After finding all triads, we find each type by filtering.

val t111 = triad.filter("eab.rela = 1 AND eab.rela = ebc.rela AND ebc.rela = eca.rela") println(t111.count())
3232357 t111: org.apache.spark.sql.Dataset[org.apache.spark.sql.Row] = [a: struct<id: bigint>, eab: struct<src: int, dst: int ... 1 more field> ... 7 more fields]
val t000 = triad.filter("eab.rela = -1 AND eab.rela = ebc.rela AND ebc.rela = eca.rela") println(t000.count())
1610 t000: org.apache.spark.sql.Dataset[org.apache.spark.sql.Row] = [a: struct<id: bigint>, eab: struct<src: int, dst: int ... 1 more field> ... 7 more fields]
val t110 = triad.filter("eab.rela + ebc.rela + eca.rela = 1") println(t110.count())
62634 t110: org.apache.spark.sql.Dataset[org.apache.spark.sql.Row] = [a: struct<id: bigint>, eab: struct<src: int, dst: int ... 1 more field> ... 7 more fields]
val t001 = triad.filter("eab.rela + ebc.rela + eca.rela = -1") println(t001.count())
18324 t001: org.apache.spark.sql.Dataset[org.apache.spark.sql.Row] = [a: struct<id: bigint>, eab: struct<src: int, dst: int ... 1 more field> ... 7 more fields]
val n111 = t111.count() val n001 = t001.count() val n000 = t000.count() val n110 = t110.count() val imbalanced = n000 + n110 val balanced = n111 + n001
n111: Long = 3232357 n001: Long = 18324 n000: Long = 1610 n110: Long = 62634 imbalanced: Long = 64244 balanced: Long = 3250681

As we can see, the number of balanced triads overwhelms the number of imbalanced ones, which verifies the effectiveness of structural balance theory.
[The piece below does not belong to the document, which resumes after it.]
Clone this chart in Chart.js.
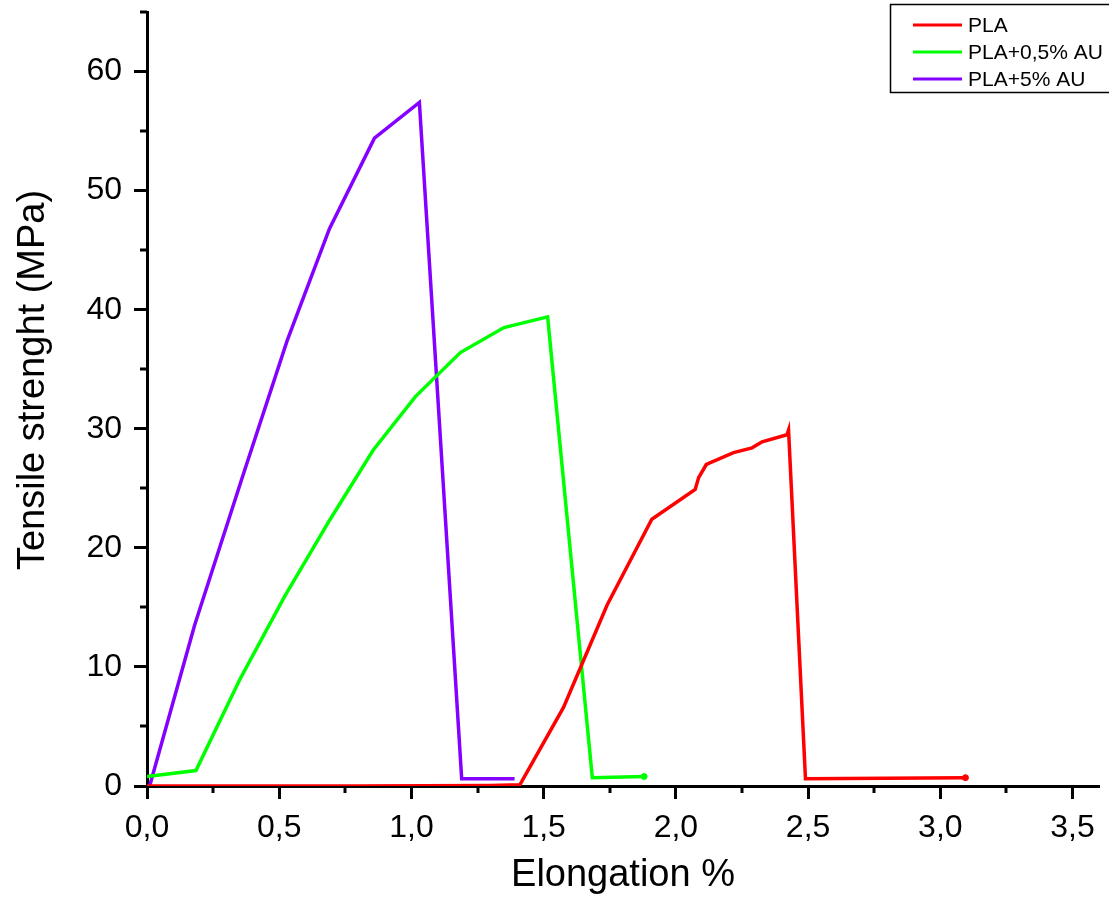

Some tests about duplicated motifs

val g: GraphFrame = examples.Graphs.friends
g: org.graphframes.GraphFrame = GraphFrame(v:[id: string, name: string ... 1 more field], e:[src: string, dst: string ... 1 more field])
display(g.edges)
src dst relationship
a b friend
b c follow
c b follow
f c follow
e f follow
e d friend
d a friend
a e friend
val motifs = g.find("(a)-[e]->(b); (b)-[e2]->(a)") motifs.show()
+----------------+--------------+----------------+--------------+ | a| e| b| e2| +----------------+--------------+----------------+--------------+ | [b, Bob, 36]|[b, c, follow]|[c, Charlie, 30]|[c, b, follow]| |[c, Charlie, 30]|[c, b, follow]| [b, Bob, 36]|[b, c, follow]| +----------------+--------------+----------------+--------------+ motifs: org.apache.spark.sql.DataFrame = [a: struct<id: string, name: string ... 1 more field>, e: struct<src: string, dst: string ... 1 more field> ... 2 more fields]

As shown above, bi-direction edges are reported twice. Therefore, each triad is counted three times. However, this does not matter in our project, because the ratios between different triads remain the same.